In 2009, Jon Favreau, Mr. Keenan’s predecessor, gave the president a draft of his Nobel Prize
acceptance speech the night before they were scheduled to leave for the
ceremony in Oslo. Mr. Obama stayed up until 4 a.m. revising the speech,
and handed Mr. Favreau 11 handwritten pages later that morning.

On
the plane to Norway, Mr. Obama, Mr. Favreau and two other aides pulled
another near-all-nighter as they continued to work on the speech. Once
Mr. Obama had delivered it, he called the exhausted Mr. Favreau at his
hotel.
“He said, ‘Hey, I think that turned out O.K.,’” Mr. Favreau recalled. “I said, ‘Yes.’ And he said, ‘Let’s never do that again.’”
Some Time for Play
Not everything that goes on in the Treaty Room is work.
In
addition to playing Words With Friends, a Scrabble-like online game, on
his iPad, Mr.
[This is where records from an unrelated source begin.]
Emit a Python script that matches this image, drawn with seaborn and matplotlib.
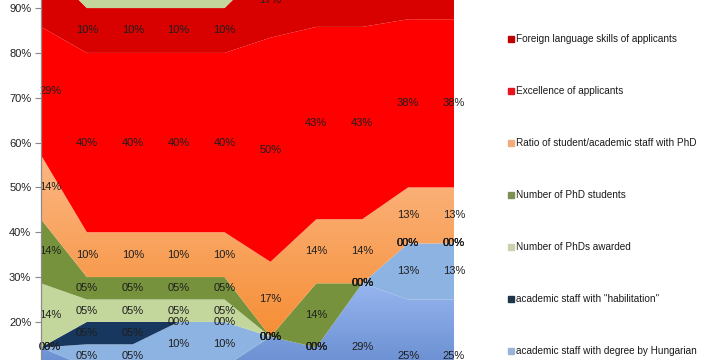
import numpy as np
import matplotlib
matplotlib.use('Agg')
import matplotlib.pyplot as plt
import matplotlib.colors as mcolors
from matplotlib.lines import Line2D
import seaborn as sns

sns.set_theme(style='white')
plt.rcParams['font.family'] = ['Liberation Sans', 'DejaVu Sans']

# --- data (shares in %, one value per category, stacked bottom -> top) ---
categories = list(range(10))

bottom_blue  = [14.3, 10, 10, 10, 10, 16.7, 14.3, 28.6, 25, 25]
hungarian    = [0, 5, 5, 10, 10, 0, 0, 0, 12.5, 12.5]
habilitation = [0, 5, 5, 0, 0, 0, 0, 0, 0, 0]
phds_awarded = [14.3, 5, 5, 5, 5, 0, 0, 0, 0, 0]
phd_students = [14.3, 5, 5, 5, 5, 0, 14.3, 0, 0, 0]
ratio_phd    = [14.3, 10, 10, 10, 10, 16.7, 14.3, 14.3, 12.5, 12.5]
excellence   = [28.6, 40, 40, 40, 40, 50, 42.9, 42.9, 37.5, 37.5]
foreign_lang = [14.3, 10, 10, 10, 10, 16.7, 14.3, 14.3, 12.5, 12.5]
top_green    = [0, 10, 10, 10, 10, 0, 0, 0, 0, 0]

series = [
    (None, bottom_blue, ('#5d84c8', '#9ab8f2')),
    ('academic staff with degree by Hungarian', hungarian, '#8cb3e2'),
    ('academic staff with "habilitation"', habilitation, '#17375e'),
    ('Number of PhDs awarded', phds_awarded, '#c3d69b'),
    ('Number of PhD students', phd_students, '#76923c'),
    ('Ratio of student/academic staff with PhD', ratio_phd, ('#f5892c', '#fcba8a')),
    ('Excellence of applicants', excellence, '#ff0000'),
    ('Foreign language skills of applicants', foreign_lang, '#d90000'),
    (None, top_green, '#c3d69b'),
]
legend_colors = {
    'Foreign language skills of applicants': '#c00000',
    'Excellence of applicants': '#e8141c',
    'Ratio of student/academic staff with PhD': '#f2ab7a',
    'Number of PhD students': '#7d8f55',
    'Number of PhDs awarded': '#c8d3ae',
    'academic staff with "habilitation"': '#1f3448',
    'academic staff with degree by Hungarian': '#98b4d8',
}

x = np.array(categories, dtype=float)

fig = plt.figure(figsize=(7.2, 3.6), dpi=100)
ax = fig.add_axes([41 / 720, 0, 413 / 720, 1])


def grad_fill(ax, x, lo, hi, c_bot, c_top, v_bot, v_top):
    poly = ax.fill_between(x, lo, hi, facecolor='none', edgecolor='none', lw=0)
    cols = np.linspace(np.array(mcolors.to_rgb(c_bot)), np.array(mcolors.to_rgb(c_top)), 256)[:, None, :]
    im = ax.imshow(cols, extent=[x[0], x[-1], v_bot, v_top], origin='lower',
                   aspect='auto', interpolation='bilinear', zorder=1)
    im.set_clip_path(poly.get_paths()[0], transform=ax.transData)


base = np.zeros(len(x))
label_items = []
for name, vals, color in series:
    vals = np.array(vals, dtype=float)
    top = base + vals
    if isinstance(color, tuple):
        if name is None:
            grad_fill(ax, x, base, top, color[0], color[1], 5, 30)
        else:
            grad_fill(ax, x, base, top, color[0], color[1], 12, 60)
    else:
        ax.fill_between(x, base, top, facecolor=color, edgecolor='none', lw=0, zorder=1)
    for i in range(len(x)):
        label_items.append((x[i], base[i] + vals[i] / 2, vals[i]))
    base = top

for xi, yi, v in label_items:
    dx = 0.2 if xi == 0 else 0
    ax.text(xi + dx, yi, f'{int(np.floor(v + 0.5)):02d}%', fontsize=8, color='#1e1e1e',
            ha='center', va='center', zorder=3, clip_on=False)

ax.set_xlim(0, 9)
ax.set_ylim(11.5, 91.8)
ax.set_xticks([])
ax.set_yticks(range(20, 100, 10))
ax.set_yticklabels([f'{t}%' for t in range(20, 100, 10)], fontsize=8, color='#222222')
ax.tick_params(axis='y', left=True, length=4, width=0.8, color='#888888', pad=3)
for s in ['top', 'right', 'bottom']:
    ax.spines[s].set_visible(False)
ax.spines['left'].set_color('#8c8c8c')
ax.spines['left'].set_linewidth(0.9)
ax.spines['left'].set_zorder(4)

handles = [Line2D([0], [0], marker='s', ls='none', markersize=4, color=legend_colors[n],
                  label=n) for n, _, _ in reversed(series) if n is not None]
fig.legend(handles=handles, loc='upper left', bbox_to_anchor=(503 / 720, 1 - 29 / 360),
           frameon=False, fontsize=7.2, handlelength=0.6, handletextpad=0.25,
           labelspacing=4.2, borderpad=0, labelcolor='#1a1a1a')

fig.savefig('out.png', dpi=100)
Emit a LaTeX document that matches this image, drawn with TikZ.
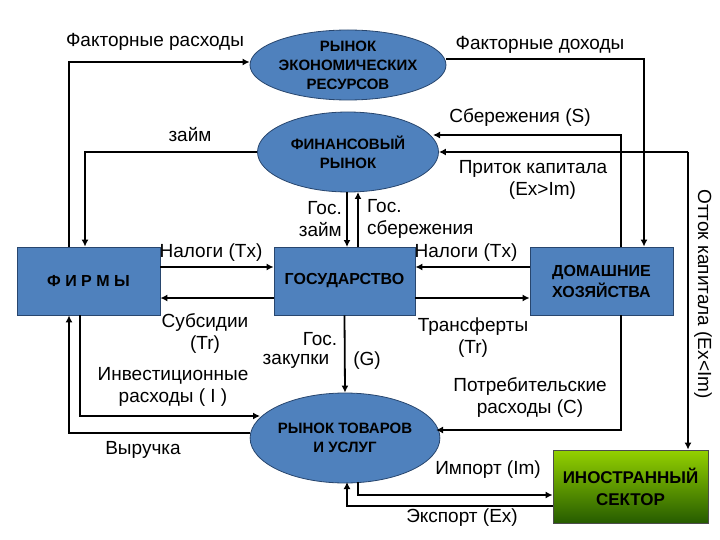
\documentclass[tikz,border=0pt]{standalone}
\usepackage{fontspec}
\setmainfont{Liberation Sans}
\usetikzlibrary{shapes.geometric,arrows.meta}
\definecolor{bl}{RGB}{79,129,189}
\definecolor{bld}{RGB}{40,70,110}
\begin{document}
\begin{tikzpicture}[x=1pt,y=-1pt,
 ell/.style={ellipse,draw=bld,fill=bl,thick,inner sep=0,font=\bfseries\fontsize{15}{19}\selectfont,align=center},
 box/.style={draw=bld,fill=bl,thick,inner sep=0,font=\bfseries\fontsize{16}{21}\selectfont,align=center},
 ar/.style={draw,line width=1.8pt,-{Latex[length=7pt,width=7pt]}},
 lb/.style={font=\fontsize{19}{22}\selectfont,align=center,inner sep=1pt}]
\useasboundingbox (0,0) rectangle (720,540);
\node[ell,minimum width=194,minimum height=70] (res) at (348,65) {РЫНОК\\ЭКОНОМИЧЕСКИХ\\РЕСУРСОВ};
\node[ell,minimum width=181,minimum height=80] (fin) at (348,152) {ФИНАНСОВЫЙ\\РЫНОК};
\node[ell,minimum width=187,minimum height=90] (goods) at (345,438) {РЫНОК ТОВАРОВ\\И УСЛУГ};
\node[box,minimum width=143,minimum height=68] (firm) at (88.5,281) {Ф И Р М Ы};
\node[box,minimum width=141,minimum height=68] (gov) at (344.5,281) {ГОСУДАРСТВО};
\node[box,minimum width=143,minimum height=68] (hh) at (601.5,281) {ДОМАШНИЕ\\ХОЗЯЙСТВА};
\node[draw=black!70,thick,inner sep=0,minimum width=155,minimum height=73,
 top color=green!40!olive!60!yellow,bottom color=green!30!black!70!olive,
 font=\bfseries\fontsize{17}{22}\selectfont,align=center] (for) at (630.5,486.5) {ИНОСТРАННЫЙ\\СЕКТОР};
% flows
\coordinate (c1) at (69,62); \coordinate (c2) at (644,59);
\draw[ar] (firm.north -| c1) -- (c1) -- (res.west |- c1);
\draw[ar] (res.east |- c2) -- (c2) -- (hh.north -| c2);
\coordinate (c3) at (85,152);
\draw[ar] (fin.west) -- (c3) -- (firm.north -| c3);
\coordinate (c4) at (621,135);
\draw[ar] (hh.north -| c4) -- (c4) -- (433,135);
\coordinate (c5) at (688,152);
\draw[ar] (c5) -- (fin.east);
\draw[ar] (c5) -- (for.north -| c5);
\draw[ar] (347,192) -- (347,247);
\draw[ar] (358,247) -- (358,192);
\draw[ar] (firm.east |- 0,267) -- (gov.west |- 0,267);
\draw[ar] (hh.west |- 0,267) -- (gov.east |- 0,267);
\draw[ar] (gov.west |- 0,298) -- (firm.east |- 0,298);
\draw[ar] (gov.east |- 0,298) -- (hh.west |- 0,298);
\draw[ar] (gov.south) -- (goods.north);
\coordinate (c6) at (80,416);
\draw[ar] (firm.south -| c6) -- (c6) -- (260,416);
\coordinate (c7) at (69,433);
\draw[ar] (goods.west |- c7) -- (c7) -- (firm.south -| c7);
\coordinate (c8) at (621,430);
\draw[ar] (hh.south -| c8) -- (c8) -- (436,430);
\coordinate (c9) at (358,495);
\draw[ar] (358,482) -- (c9) -- (for.west |- c9);
\coordinate (c10) at (347,506);
\draw[ar] (for.west |- c10) -- (c10) -- (347,482);
% labels
\node[lb] (l1) at (155,42) {Факторные расходы};
\node[lb] (l2) at (540,45) {Факторные доходы};
\node[lb] (l3) at (520,118) {Сбережения (S)};
\node[lb] (l4) at (190,135) {займ};
\node[lb] (l5) at (533,180) {Приток капитала\\\quad(Ex>Im)};
\node[lb,align=right,anchor=east] (l6) at (343,219) {Гос.\\займ};
\node[lb,align=left,anchor=west] (l7) at (366,219) {Гос.\\сбережения};
\node[lb] (l8) at (211,253) {Налоги (Tx)};
\node[lb] (l9) at (466,253) {Налоги (Tx)};
\node[lb] (l10) at (205,333) {Субсидии\\(Tr)};
\node[lb] (l11) at (320,339) {Гос.};
\node[lb] (l12) at (296,361) {закупки};
\node[lb] (l13) at (367,361) {(G)};
\node[lb] (l14) at (473,338) {Трансферты\\(Tr)};
\node[lb] (l15) at (173,387) {Инвестиционные\\расходы ( I )};
\node[lb] (l16) at (143,450) {Выручка};
\node[lb] (l17) at (530,398) {Потребительские\\расходы (C)};
\node[lb] (l18) at (488,470) {Импорт (Im)};
\node[lb] (l19) at (462,518) {Экспорт (Ex)};
\node[lb,rotate=-90] (l20) at (703,294) {Отток капитала (Ex<Im)};
\end{tikzpicture}
\end{document}
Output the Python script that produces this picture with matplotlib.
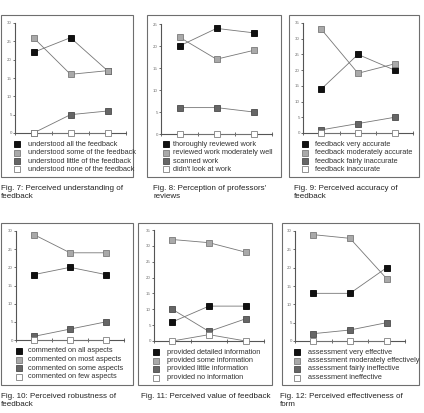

Obama turns up the sound on the television for big sports
games.
“If
he’s watching a game, he will send a message. ‘Duke should have won
that game,’ or whatever,” said Reggie Love, a former Duke basketball
player who was Mr. Obama’s personal aide for the first three years of
his presidency.
The
president also uses the time to catch up on the news, skimming The New
York Times, The Washington Post and The Wall Street Journal on his iPad
or watching cable. Mr. Love recalls getting an email after 1 a.m. after
Mr. Obama saw a television report about students whose “bucket list”
included meeting the president. Why had he not met them, the president
asked Mr. Love.
“‘Someone
decided it wasn’t a good idea,’ I said,” Mr. Love recalled. “He said,
‘Well, I’m the president and I think it’s a good idea.’”
Mr.
Obama and his wife are also fans of cable dramas like “Boardwalk
Empire,” “Game of Thrones” and “Breaking Bad.” On Friday nights — movie
night at the White House — Mr. Obama and his family are often in the
Family Theater, a 40-seat screening room on the first floor of the East
Wing, watching first-run films they have chosen and had delivered from
the Motion Picture Association of America.
There
is time, too, for fantasy about what life would be like outside the
White House. Mr. Emanuel, who is now the mayor of Chicago but remains
close to the president, said he and Mr. Obama once imagined moving to
Hawaii to open a T-shirt shack that sold only one size (medium) and one
color (white). Their dream was that they would no longer have to make
decisions.
During
difficult White House meetings when no good decision seemed possible,
Mr. Emanuel would sometimes turn to Mr. Obama and say, “White.” Mr.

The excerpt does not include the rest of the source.